→ WHAT IS BEING ASKED
In the material below, please retype the lines from the very first through the one with "0.0051, 0.00116, 0.000339]", exactly and without pictures.

→ DATASET CONTENT

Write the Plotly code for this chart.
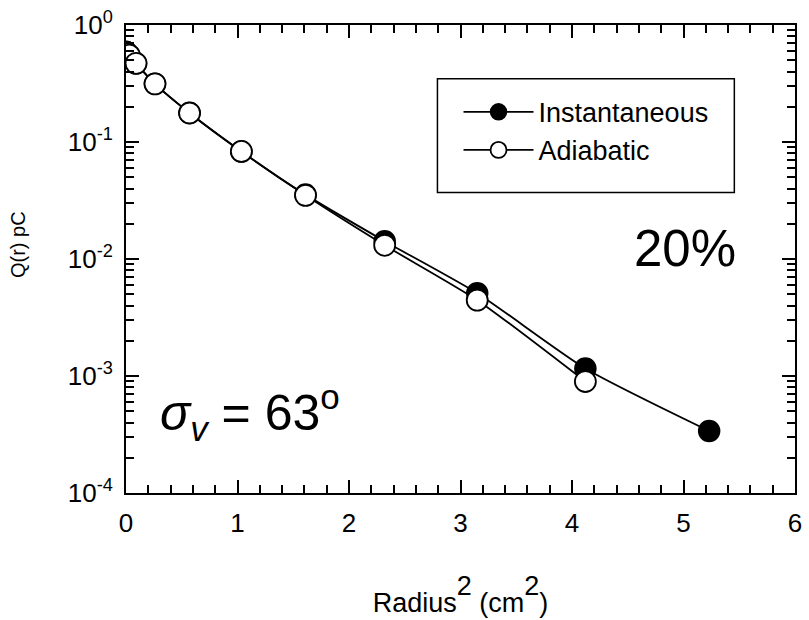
import plotly.graph_objects as go

# Data
r2_adiabatic = [0.0, 0.03, 0.09, 0.26, 0.57, 1.035, 1.61, 2.32, 3.15, 4.12]
q_adiabatic = [0.589, 0.552, 0.470, 0.314, 0.177, 0.083, 0.035, 0.0131, 0.00445, 0.000897]

r2_instant = [0.0, 0.03, 0.09, 0.26, 0.57, 1.035, 1.61, 2.32, 3.15, 4.12, 5.23]
q_instant = [0.589, 0.552, 0.470, 0.314, 0.177, 0.083, 0.0355, 0.0142, 0.0051, 0.00116, 0.000339]

y_tickvals = [1e-4, 1e-3, 1e-2, 1e-1, 1]
y_ticktext = ["10<sup>-4</sup>", "10<sup>-3</sup>", "10<sup>-2</sup>", "10<sup>-1</sup>", "10<sup>0</sup>"]
y_minor_vals = [m * d for d in [1e-4, 1e-3, 1e-2, 1e-1] for m in [2, 3, 4, 5, 6, 7, 8, 9]]
x_tickvals = [0, 1, 2, 3, 4, 5, 6]

FONT = "Liberation Sans, Arial, sans-serif"

# plot area geometry (pixels)
L, R, T, B = 126, 802, 19.5, 493
W, H = R - L, B - T


def px(xp):
    return (xp - L) / W


def py(yp):
    return (B - yp) / H


fig = go.Figure()
fig.add_trace(go.Scatter(
    x=r2_instant, y=q_instant, mode="lines+markers", name="Instantaneous",
    line=dict(color="black", width=1.8, shape="spline", smoothing=0.6),
    marker=dict(symbol="circle", size=21, color="black", line=dict(color="black", width=1.5)),
))
fig.add_trace(go.Scatter(
    x=r2_adiabatic, y=q_adiabatic, mode="lines+markers", name="Adiabatic",
    line=dict(color="black", width=1.8, shape="spline", smoothing=0.6),
    marker=dict(symbol="circle", size=21, color="white", line=dict(color="black", width=1.8)),
))

axis_common = dict(
    showline=True, linecolor="black", linewidth=2, mirror="allticks",
    ticks="inside", ticklen=13, tickwidth=2, tickcolor="black",
    showgrid=False, zeroline=False,
    tickfont=dict(family=FONT, size=26, color="black"),
)

SUP2 = '<span style="baseline-shift:17px">2</span>'
fig.update_xaxes(
    range=[0, 6], tickvals=x_tickvals,
    minor=dict(ticks="inside", ticklen=8, tickwidth=2, tickcolor="black", dtick=0.2, showgrid=False),
    title=dict(text=f"Radius{SUP2} (cm{SUP2})",
               font=dict(family=FONT, size=27, color="black"), standoff=56),
    ticklabelstandoff=6,
    **axis_common,
)
fig.update_yaxes(
    type="log", range=[-4, 0], tickvals=y_tickvals, ticktext=y_ticktext,
    minor=dict(ticks="inside", ticklen=8, tickwidth=2, tickcolor="black",
               tickmode="array", tickvals=y_minor_vals, showgrid=False),
    ticklabelstandoff=6,
    **axis_common,
)

# y-axis title (placed as in the reference, slightly above the centre)
fig.add_annotation(x=17, y=242, xref="paper", yref="paper", text="Q(r) pC", showarrow=False,
                   textangle=-90, font=dict(family=FONT, size=20, color="black"))
fig.layout.annotations[-1].update(x=(17 - L) / W, y=py(242), xanchor="center", yanchor="middle")

# legend box
fig.add_shape(type="rect", xref="paper", yref="paper",
              x0=px(440.7), x1=px(740.7), y0=py(189), y1=py(74),
              line=dict(color="black", width=1.5), fillcolor="rgba(0,0,0,0)")

fig.add_annotation(x=px(744), y=py(246), xref="paper", yref="paper", xanchor="right", yanchor="middle",
                   text="20%", showarrow=False,
                   font=dict(family=FONT, size=51, color="black"))
fig.add_annotation(x=px(158), y=py(412), xref="paper", yref="paper",
                   xanchor="left", yanchor="middle",
                   text="<i>σ<sub>v</sub></i> = 63<sup>o</sup>", showarrow=False,
                   font=dict(family=FONT, size=50, color="black"))

fig.update_layout(
    width=809, height=620,
    margin=dict(l=L, r=809 - R, t=T, b=620 - B),
    plot_bgcolor="white", paper_bgcolor="white",
    showlegend=True,
    legend=dict(x=px(462), y=py(83), xanchor="left", yanchor="top",
                bgcolor="rgba(0,0,0,0)", borderwidth=0,
                font=dict(family=FONT, size=27, color="black"),
                itemsizing="trace", itemwidth=70, tracegroupgap=0),
)

fig.write_html("out.html")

→ CORRECT ANSWER
Write the Plotly code for this chart.
import plotly.graph_objects as go

# Data
r2_adiabatic = [0.0, 0.03, 0.09, 0.26, 0.57, 1.035, 1.61, 2.32, 3.15, 4.12]
q_adiabatic = [0.589, 0.552, 0.470, 0.314, 0.177, 0.083, 0.035, 0.0131, 0.00445, 0.000897]

r2_instant = [0.0, 0.03, 0.09, 0.26, 0.57, 1.035, 1.61, 2.32, 3.15, 4.12, 5.23]
q_instant = [0.589, 0.552, 0.470, 0.314, 0.177, 0.083, 0.0355, 0.0142, 0.0051, 0.00116, 0.000339]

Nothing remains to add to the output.